From the first line of the data below through the line bearing "plt.rcParams['font.family'] = ['Liberation", reproduce each line exactly; do not include pictures.
#####
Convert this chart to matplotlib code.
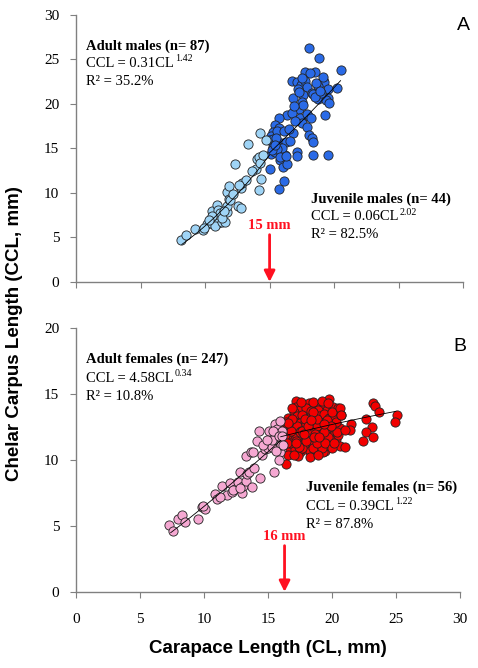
import numpy as np
import matplotlib
matplotlib.use("Agg")
import matplotlib.pyplot as plt

plt.rcParams['font.family'] = ['Liberation Serif', 'DejaVu Serif']

# --- panel A: males (CL, CCL) ---
juv_m_cl = [8.14, 8.53, 9.22, 9.82, 10.13, 10.44, 10.54, 10.9, 11.0, 11.0, 10.78, 11.34,
            11.58, 11.68, 11.68, 11.68, 11.89, 11.89, 12.33, 12.58, 12.79, 12.76, 12.84,
            13.18, 13.31, 13.95, 14.0, 14.16, 14.26, 14.26, 14.34, 14.21, 14.7, 11.16,
            11.9, 9.9, 10.5, 11.3, 12.2, 12.6, 13.6, 14.5, 10.3, 11.5]
juv_m_ccl = [4.68, 5.32, 5.96, 5.81, 6.48, 6.63, 7.98, 8.6, 8.1, 6.6, 6.33, 6.74,
             6.74, 7.87, 8.5, 10.1, 10.8, 9.36, 13.2, 8.54, 8.28, 10.5, 11.1,
             11.4, 15.5, 12.7, 13.8, 14.0, 13.4, 16.7, 11.6, 10.3, 15.9, 7.7,
             9.2, 6.1, 7.4, 7.2, 9.9, 10.9, 12.4, 14.3, 6.9, 8.0]

adu_m_cl = [18.09, 18.86, 20.5, 17.73, 18.55, 18.16, 16.74, 17.13, 17.4, 17.77, 17.88, 19.17,
            19.25, 18.78, 19.5, 20.2, 17.18, 17.62, 18.27, 18.4, 16.79, 17.49, 18.78, 19.5,
            19.38, 19.3, 17.29, 18.01, 16.38, 15.71, 17.36, 17.49, 17.88, 15.4, 15.25, 15.76,
            16.82, 18.09, 18.27, 18.35, 15.09, 14.94, 15.3, 15.5, 15.9, 16.3, 16.6, 15.25,
            15.7, 15.09, 15.4, 15.96, 16.2, 17.13, 17.13, 18.4, 19.5, 15.8, 16.07, 16.38,
            15.04, 16.12, 15.76, 15.6, 16.0, 16.7, 15.6, 17.3, 18.6, 19.0, 17.0, 15.5,
            16.1, 15.2, 17.6, 18.5, 19.1, 16.5, 15.8, 17.9, 18.9, 16.9, 15.4, 16.3, 17.5,
            19.6, 18.2]
adu_m_ccl = [26.3, 25.1, 23.8, 23.6, 23.6, 23.4, 22.5, 22.4, 22.1, 22.6, 21.9, 22.7,
             22.4, 22.0, 21.7, 21.8, 21.7, 20.97, 21.2, 21.1, 20.7, 20.2, 20.5, 20.7,
             20.4, 18.7, 19.4, 18.65, 18.7, 18.4, 18.35, 17.8, 17.4, 17.6, 16.8, 17.3,
             16.7, 16.5, 16.1, 15.7, 16.4, 15.9, 16.0, 15.7, 15.6, 15.7, 15.8, 15.2,
             15.2, 14.4, 14.6, 14.4, 14.3, 14.6, 14.16, 14.2, 14.2, 13.7, 12.9, 13.2,
             12.7, 11.35, 10.4, 16.9, 15.0, 19.0, 14.9, 21.3, 22.3, 21.2, 18.1, 16.2,
             16.9, 14.8, 19.9, 20.8, 23.0, 17.2, 14.0, 18.9, 21.4, 19.8, 15.4, 14.1, 22.9,
             20.1, 18.4]

# --- panel B: females (CL, CCL) ---
juv_f_cl = [7.29, 7.6, 7.99, 8.3, 8.5, 9.5, 9.82, 10.08, 10.86, 10.99, 11.38, 11.77,
            12.03, 12.21, 12.42, 12.68, 12.81, 12.94, 13.07, 13.28, 13.33, 13.54, 13.28, 13.65,
            13.72, 13.9, 14.32, 14.17, 14.38, 14.5, 14.77, 15.03, 15.1, 15.29, 15.47, 15.55,
            15.55, 15.73, 15.94, 16.07, 15.94, 15.89, 16.0, 15.29, 15.67, 13.86, 12.29, 11.25,
            9.95, 12.81, 14.61, 15.41, 14.9, 15.86, 16.1, 16.2]
juv_f_ccl = [5.09, 4.58, 5.53, 5.86, 5.3, 5.55, 6.45, 6.25, 7.4, 7.0, 8.05, 7.35,
             8.23, 7.58, 7.79, 8.35, 9.07, 7.53, 8.0, 8.43, 8.95, 9.07, 10.3, 10.57,
             7.92, 9.38, 12.2, 11.44, 8.64, 10.41, 10.8, 10.87, 12.2, 11.0, 9.07, 11.77,
             12.7, 12.37, 12.93, 12.2, 10.6, 9.97, 11.1, 11.5, 10.7, 10.6, 7.7, 7.2,
             6.5, 7.9, 11.1, 12.2, 11.5, 11.8, 11.8, 11.1]

adu_f_cl = [17.2, 17.2, 17.8, 18.2, 18.6, 19.0, 19.3, 19.8, 19.6, 20.1, 20.5, 20.3, 17.5, 18.0,
            18.4, 18.9, 17.0, 16.6, 17.3, 17.7, 18.2, 18.6, 19.0, 19.4, 19.8, 20.2, 16.4, 16.8,
            17.1, 17.5, 17.9, 18.3, 18.7, 19.1, 19.5, 19.9, 20.4, 16.3, 16.7, 17.0, 17.4, 17.8,
            18.1, 18.5, 18.9, 19.3, 19.7, 20.1, 20.6, 16.5, 16.9, 17.2, 17.6, 18.0, 18.4, 18.8,
            19.2, 19.6, 20.0, 16.4, 16.8, 17.1, 17.5, 17.9, 18.3, 18.7, 19.1, 19.5, 19.9, 20.3,
            16.6, 17.0, 17.4, 17.8, 18.2, 18.6, 19.0, 19.4, 19.8, 16.7, 17.1, 17.5, 17.9, 18.3,
            18.7, 19.1, 19.5, 16.6, 17.37, 18.3, 19.3, 16.4,
            16.9, 17.6, 18.5, 19.2, 20.0, 16.2, 16.5, 17.3, 18.0, 18.8, 19.6, 20.3, 16.7, 17.3,
            18.1, 18.9, 19.7, 20.5, 17.0, 17.7, 18.5, 19.2, 18.9, 17.2, 18.0, 18.8, 19.5, 17.6,
            18.4, 19.4, 20.4, 17.9, 18.8, 19.6, 16.9, 20.7, 20.6, 21.0, 20.0,
            23.2, 23.4, 23.7, 25.05, 24.9, 22.7, 23.1, 22.7, 23.2, 22.4, 21.5, 21.4, 21.0,
            20.6, 20.7, 19.7, 17.5, 18.5, 16.3, 16.5, 17.7, 18.7, 19.9, 17.4, 18.6, 16.8,
            17.8, 19.0, 18.1, 19.4, 16.6, 17.2, 18.4, 20.2]
adu_f_ccl = [14.5, 14.0, 14.2, 14.3, 14.1, 14.2, 14.0, 14.65, 13.8, 14.0, 13.9, 13.5, 13.8, 13.9,
             13.7, 13.8, 13.6, 13.2, 13.3, 13.4, 13.2, 13.4, 13.3, 13.5, 13.2, 13.1, 12.9, 12.8,
             12.9, 12.8, 12.9, 12.8, 12.9, 12.8, 12.9, 12.7, 12.6, 12.4, 12.5, 12.3, 12.4, 12.5,
             12.3, 12.4, 12.5, 12.3, 12.4, 12.2, 12.4, 12.0, 11.9, 12.0, 11.9, 12.0, 11.9, 12.0,
             11.9, 12.0, 11.8, 11.6, 11.5, 11.6, 11.5, 11.6, 11.5, 11.6, 11.5, 11.6, 11.4, 11.6,
             11.1, 11.2, 11.1, 11.2, 11.1, 11.2, 11.1, 11.2, 11.0, 10.7, 10.8, 10.6, 10.8, 10.7,
             10.8, 10.6, 10.7, 10.36, 10.3, 10.2, 10.6, 9.67,
             13.9, 14.4, 14.4, 14.5, 13.6, 12.0, 12.7, 12.6, 12.7, 12.6, 12.6, 12.9, 11.3, 11.8,
             11.7, 11.8, 11.7, 11.9, 10.4, 10.9, 10.9, 10.9, 10.4, 11.4, 11.4, 11.3, 11.3, 12.2,
             12.1, 12.1, 12.1, 13.1, 13.1, 13.0, 13.1, 13.4, 11.08, 10.95, 10.9,
             14.3, 14.1, 13.65, 13.4, 12.9, 13.1, 12.5, 12.15, 11.75, 11.4, 12.7, 12.3, 12.3,
             13.96, 13.4, 14.3, 12.1, 13.6, 11.9, 11.3, 12.2, 12.0, 12.6, 11.0, 11.7, 12.2,
             12.0, 11.7, 12.6, 12.7, 12.8, 11.3, 13.0, 11.3]

fits = {
    'juv_m': (0.06, 2.02, 8.2, 15.0),
    'adu_m': (0.31, 1.42, 15.0, 20.5),
    'juv_f': (0.39, 1.22, 7.4, 16.0),
    'adu_f': (4.58, 0.34, 16.0, 25.0),
}

FS = 10.5


def style_axes(ax, ymax, xlabels):
    ax.set_xlim(0, 30)
    ax.set_ylim(0, ymax)
    ax.set_xticks(range(0, 31, 5))
    ax.set_yticks(range(0, ymax + 1, 5))
    for s in ['top', 'right']:
        ax.spines[s].set_visible(False)
    for s in ['left', 'bottom']:
        ax.spines[s].set_color('#808080')
        ax.spines[s].set_linewidth(1.0)
    ax.tick_params(direction='out', length=4, color='#808080', labelsize=11)
    ax.tick_params(axis='y', pad=8)
    ax.tick_params(axis='x', pad=11)
    if not xlabels:
        ax.set_xticklabels([])


def fit_line(ax, key):
    a, b, x0, x1 = fits[key]
    xs = np.linspace(x0, x1, 50)
    ax.plot(xs, a * xs ** b, color='black', lw=0.6, zorder=4)


def eq_text(ax, x, y, base, sup):
    t = ax.text(x, y, base, fontsize=FS, va='center')
    fig.canvas.draw()
    bb = t.get_window_extent()
    x1, _ = ax.transData.inverted().transform((bb.x1, bb.y0))
    ax.annotate(sup, xy=(x1, y), xytext=(0.5, 3.5), textcoords='offset points',
                fontsize=7.2, va='center', ha='left')


fig = plt.figure(figsize=(4.78, 6.68), dpi=100)
axA = fig.add_axes([0.159, 0.578, 0.810, 0.400])
axB = fig.add_axes([0.159, 0.114, 0.803, 0.395])

mk = dict(s=44, edgecolors='#222222', linewidths=0.6, zorder=3)

# panel A
axA.scatter(adu_m_cl, adu_m_ccl, color='#2A6AE6', **mk)
axA.scatter(juv_m_cl, juv_m_ccl, color='#9FD4F6', **mk)
fit_line(axA, 'juv_m')
fit_line(axA, 'adu_m')
style_axes(axA, 30, False)
axA.text(0.8, 26.5, 'Adult males (n= 87)', fontsize=FS, fontweight='bold', va='center')
eq_text(axA, 0.8, 24.5, 'CCL = 0.31CL', '1.42')
axA.text(0.8, 22.5, 'R\u00b2 = 35.2%', fontsize=FS, va='center')
axA.text(18.2, 9.3, 'Juvenile males (n= 44)', fontsize=FS, fontweight='bold', va='center')
eq_text(axA, 18.2, 7.3, 'CCL = 0.06CL', '2.02')
axA.text(18.2, 5.3, 'R\u00b2 = 82.5%', fontsize=FS, va='center')
axA.text(15, 6.3, '15 mm', color='#FF1020', fontsize=FS, fontweight='bold', ha='center', va='center')
axA.annotate('', xy=(15, 0), xytext=(15, 5.3),
             arrowprops=dict(arrowstyle='-|>', color='#FF1020', lw=2, mutation_scale=16,
                             shrinkA=0, shrinkB=0), annotation_clip=False)
axA.text(30, 28.8, 'A', fontsize=14, family='Liberation Sans', ha='center', va='center')

# panel B
axB.scatter(adu_f_cl, adu_f_ccl, color='#F20000', **mk)
axB.scatter(juv_f_cl, juv_f_ccl, color='#F5A8D2', **mk)
fit_line(axB, 'juv_f')
fit_line(axB, 'adu_f')
style_axes(axB, 20, True)
axB.text(0.8, 17.6, 'Adult females (n= 247)', fontsize=FS, fontweight='bold', va='center')
eq_text(axB, 0.8, 16.2, 'CCL = 4.58CL', '0.34')
axB.text(0.8, 14.8, 'R\u00b2 = 10.8%', fontsize=FS, va='center')
axB.text(18.0, 7.9, 'Juvenile females (n= 56)', fontsize=FS, fontweight='bold', va='center')
eq_text(axB, 18.0, 6.5, 'CCL = 0.39CL', '1.22')
axB.text(18.0, 5.1, 'R\u00b2 = 87.8%', fontsize=FS, va='center')
axB.text(16.3, 4.2, '16 mm', color='#FF1020', fontsize=FS, fontweight='bold', ha='center', va='center')
axB.annotate('', xy=(16.3, 0), xytext=(16.3, 3.5),
             arrowprops=dict(arrowstyle='-|>', color='#FF1020', lw=2, mutation_scale=16,
                             shrinkA=0, shrinkB=0), annotation_clip=False)
axB.text(30, 18.6, 'B', fontsize=14, family='Liberation Sans', ha='center', va='center')
axB.set_xlabel('Carapace Length (CL, mm)', family='Liberation Sans', fontweight='bold',
               fontsize=13.5, labelpad=10)

fig.text(0.03, 0.5, 'Chelar Carpus Length (CCL, mm)', rotation=90, family='Liberation Sans',
         fontweight='bold', fontsize=13.5, ha='center', va='center')

fig.savefig('out.png', dpi=100)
#####
**Exercise result**
Convert this chart to matplotlib code.
import numpy as np
import matplotlib
matplotlib.use("Agg")
import matplotlib.pyplot as plt

plt.rcParams['font.family'] = ['Liberation Serif', 'DejaVu Serif']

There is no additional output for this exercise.